Copy all lines below exactly as written. Leave pictures out.
* START *
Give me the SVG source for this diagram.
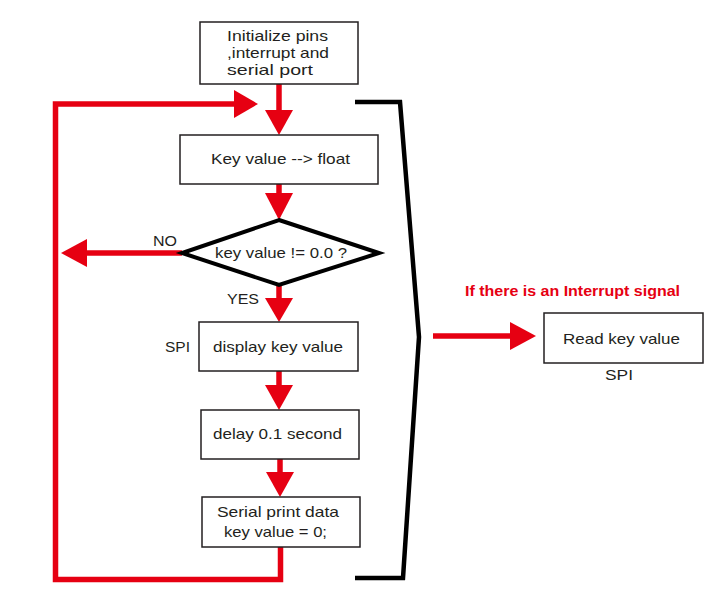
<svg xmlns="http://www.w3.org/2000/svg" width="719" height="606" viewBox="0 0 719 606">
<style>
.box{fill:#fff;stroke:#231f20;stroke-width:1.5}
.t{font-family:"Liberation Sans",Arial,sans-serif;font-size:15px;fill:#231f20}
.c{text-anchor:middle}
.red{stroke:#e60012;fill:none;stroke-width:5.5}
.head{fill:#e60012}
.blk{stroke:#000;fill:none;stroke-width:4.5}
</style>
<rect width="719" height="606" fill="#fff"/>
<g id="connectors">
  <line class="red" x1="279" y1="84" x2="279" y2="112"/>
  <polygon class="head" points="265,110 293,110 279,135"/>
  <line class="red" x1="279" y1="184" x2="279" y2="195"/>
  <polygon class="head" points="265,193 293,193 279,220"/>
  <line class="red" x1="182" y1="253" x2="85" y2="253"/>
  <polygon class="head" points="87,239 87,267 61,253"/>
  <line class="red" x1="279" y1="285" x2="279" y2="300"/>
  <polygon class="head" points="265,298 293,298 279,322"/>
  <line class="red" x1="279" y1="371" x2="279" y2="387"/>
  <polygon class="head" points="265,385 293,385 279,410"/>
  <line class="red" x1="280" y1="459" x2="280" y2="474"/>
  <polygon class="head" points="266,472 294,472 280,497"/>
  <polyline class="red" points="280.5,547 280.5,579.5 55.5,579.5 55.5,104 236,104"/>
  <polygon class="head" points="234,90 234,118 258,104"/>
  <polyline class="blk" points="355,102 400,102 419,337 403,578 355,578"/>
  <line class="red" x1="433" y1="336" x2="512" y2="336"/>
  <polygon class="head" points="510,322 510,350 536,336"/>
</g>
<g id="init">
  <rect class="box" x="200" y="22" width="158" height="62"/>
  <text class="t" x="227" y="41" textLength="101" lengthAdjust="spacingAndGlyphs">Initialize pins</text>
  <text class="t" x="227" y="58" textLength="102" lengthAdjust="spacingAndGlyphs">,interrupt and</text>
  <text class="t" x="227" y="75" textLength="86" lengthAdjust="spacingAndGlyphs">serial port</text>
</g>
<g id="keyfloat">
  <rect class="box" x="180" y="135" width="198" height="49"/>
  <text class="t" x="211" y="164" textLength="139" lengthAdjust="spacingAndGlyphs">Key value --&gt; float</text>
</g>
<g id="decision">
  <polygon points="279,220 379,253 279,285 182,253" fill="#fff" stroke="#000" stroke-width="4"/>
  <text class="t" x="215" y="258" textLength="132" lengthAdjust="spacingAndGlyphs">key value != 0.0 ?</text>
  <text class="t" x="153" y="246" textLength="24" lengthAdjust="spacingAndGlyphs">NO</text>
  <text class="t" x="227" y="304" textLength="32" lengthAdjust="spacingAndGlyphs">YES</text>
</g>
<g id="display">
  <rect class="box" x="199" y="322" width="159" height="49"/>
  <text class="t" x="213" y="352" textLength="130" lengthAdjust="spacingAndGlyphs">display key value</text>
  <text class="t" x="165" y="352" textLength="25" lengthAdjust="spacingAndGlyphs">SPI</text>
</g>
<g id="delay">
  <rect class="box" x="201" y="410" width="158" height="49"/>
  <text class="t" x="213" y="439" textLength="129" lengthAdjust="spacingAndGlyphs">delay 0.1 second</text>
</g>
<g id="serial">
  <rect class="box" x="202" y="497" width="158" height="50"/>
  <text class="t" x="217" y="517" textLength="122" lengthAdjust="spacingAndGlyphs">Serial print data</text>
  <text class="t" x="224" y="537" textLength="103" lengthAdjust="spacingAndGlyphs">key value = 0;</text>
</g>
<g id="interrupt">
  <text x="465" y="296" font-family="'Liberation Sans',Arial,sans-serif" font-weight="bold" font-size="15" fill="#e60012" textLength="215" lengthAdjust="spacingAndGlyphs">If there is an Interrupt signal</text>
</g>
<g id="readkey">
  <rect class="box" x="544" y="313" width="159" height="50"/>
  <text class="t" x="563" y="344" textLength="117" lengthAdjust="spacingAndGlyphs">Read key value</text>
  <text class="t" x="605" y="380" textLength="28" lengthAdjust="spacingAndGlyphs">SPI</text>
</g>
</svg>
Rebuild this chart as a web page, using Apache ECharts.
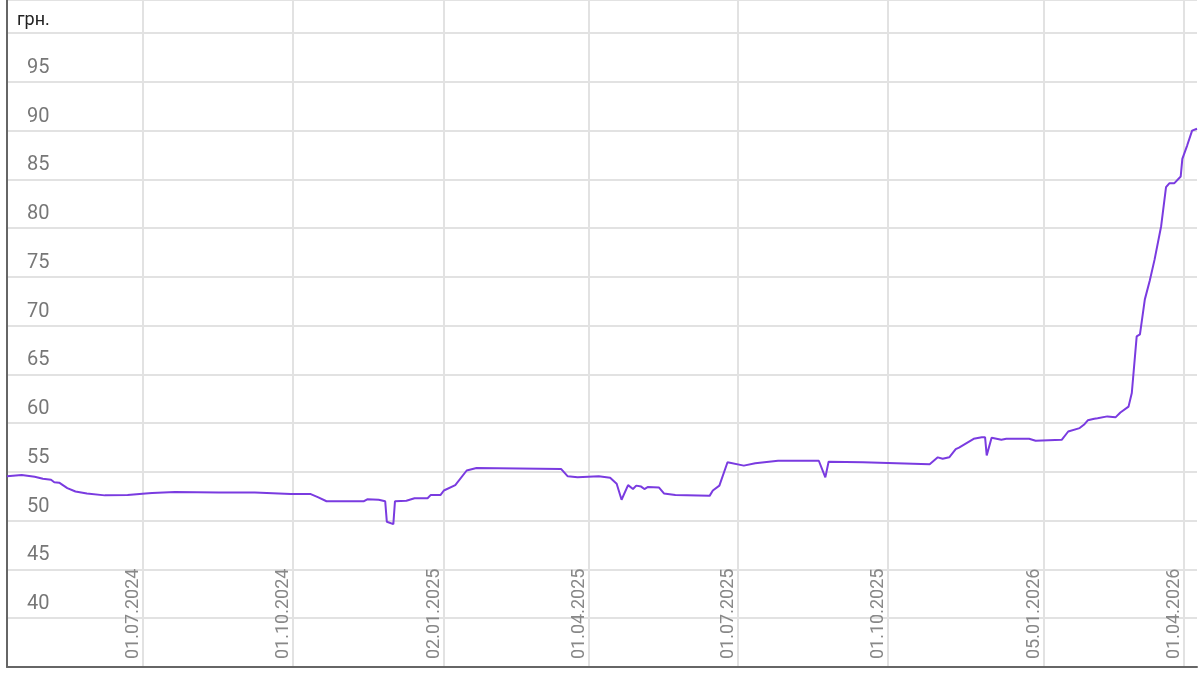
* END *
Written answer:
Give me the SVG source for this diagram.
<svg xmlns="http://www.w3.org/2000/svg" width="719" height="606" viewBox="0 0 719 606">
<style>
.box{fill:#fff;stroke:#231f20;stroke-width:1.5}
.t{font-family:"Liberation Sans",Arial,sans-serif;font-size:15px;fill:#231f20}
.c{text-anchor:middle}
.red{stroke:#e60012;fill:none;stroke-width:5.5}
.head{fill:#e60012}
.blk{stroke:#000;fill:none;stroke-width:4.5}
</style>
<rect width="719" height="606" fill="#fff"/>
<g id="connectors">
  <line class="red" x1="279" y1="84" x2="279" y2="112"/>
  <polygon class="head" points="265,110 293,110 279,135"/>
  <line class="red" x1="279" y1="184" x2="279" y2="195"/>
  <polygon class="head" points="265,193 293,193 279,220"/>
  <line class="red" x1="182" y1="253" x2="85" y2="253"/>
  <polygon class="head" points="87,239 87,267 61,253"/>
  <line class="red" x1="279" y1="285" x2="279" y2="300"/>
  <polygon class="head" points="265,298 293,298 279,322"/>
  <line class="red" x1="279" y1="371" x2="279" y2="387"/>
  <polygon class="head" points="265,385 293,385 279,410"/>
  <line class="red" x1="280" y1="459" x2="280" y2="474"/>
  <polygon class="head" points="266,472 294,472 280,497"/>
  <polyline class="red" points="280.5,547 280.5,579.5 55.5,579.5 55.5,104 236,104"/>
  <polygon class="head" points="234,90 234,118 258,104"/>
  <polyline class="blk" points="355,102 400,102 419,337 403,578 355,578"/>
  <line class="red" x1="433" y1="336" x2="512" y2="336"/>
  <polygon class="head" points="510,322 510,350 536,336"/>
</g>
<g id="init">
  <rect class="box" x="200" y="22" width="158" height="62"/>
  <text class="t" x="227" y="41" textLength="101" lengthAdjust="spacingAndGlyphs">Initialize pins</text>
  <text class="t" x="227" y="58" textLength="102" lengthAdjust="spacingAndGlyphs">,interrupt and</text>
  <text class="t" x="227" y="75" textLength="86" lengthAdjust="spacingAndGlyphs">serial port</text>
</g>
<g id="keyfloat">
  <rect class="box" x="180" y="135" width="198" height="49"/>
  <text class="t" x="211" y="164" textLength="139" lengthAdjust="spacingAndGlyphs">Key value --&gt; float</text>
</g>
<g id="decision">
  <polygon points="279,220 379,253 279,285 182,253" fill="#fff" stroke="#000" stroke-width="4"/>
  <text class="t" x="215" y="258" textLength="132" lengthAdjust="spacingAndGlyphs">key value != 0.0 ?</text>
  <text class="t" x="153" y="246" textLength="24" lengthAdjust="spacingAndGlyphs">NO</text>
  <text class="t" x="227" y="304" textLength="32" lengthAdjust="spacingAndGlyphs">YES</text>
</g>
<g id="display">
  <rect class="box" x="199" y="322" width="159" height="49"/>
  <text class="t" x="213" y="352" textLength="130" lengthAdjust="spacingAndGlyphs">display key value</text>
  <text class="t" x="165" y="352" textLength="25" lengthAdjust="spacingAndGlyphs">SPI</text>
</g>
<g id="delay">
  <rect class="box" x="201" y="410" width="158" height="49"/>
  <text class="t" x="213" y="439" textLength="129" lengthAdjust="spacingAndGlyphs">delay 0.1 second</text>
</g>
<g id="serial">
  <rect class="box" x="202" y="497" width="158" height="50"/>
  <text class="t" x="217" y="517" textLength="122" lengthAdjust="spacingAndGlyphs">Serial print data</text>
  <text class="t" x="224" y="537" textLength="103" lengthAdjust="spacingAndGlyphs">key value = 0;</text>
</g>
<g id="interrupt">
  <text x="465" y="296" font-family="'Liberation Sans',Arial,sans-serif" font-weight="bold" font-size="15" fill="#e60012" textLength="215" lengthAdjust="spacingAndGlyphs">If there is an Interrupt signal</text>
</g>
<g id="readkey">
  <rect class="box" x="544" y="313" width="159" height="50"/>
  <text class="t" x="563" y="344" textLength="117" lengthAdjust="spacingAndGlyphs">Read key value</text>
  <text class="t" x="605" y="380" textLength="28" lengthAdjust="spacingAndGlyphs">SPI</text>
</g>
</svg>
Rebuild this chart as a web page, using Apache ECharts.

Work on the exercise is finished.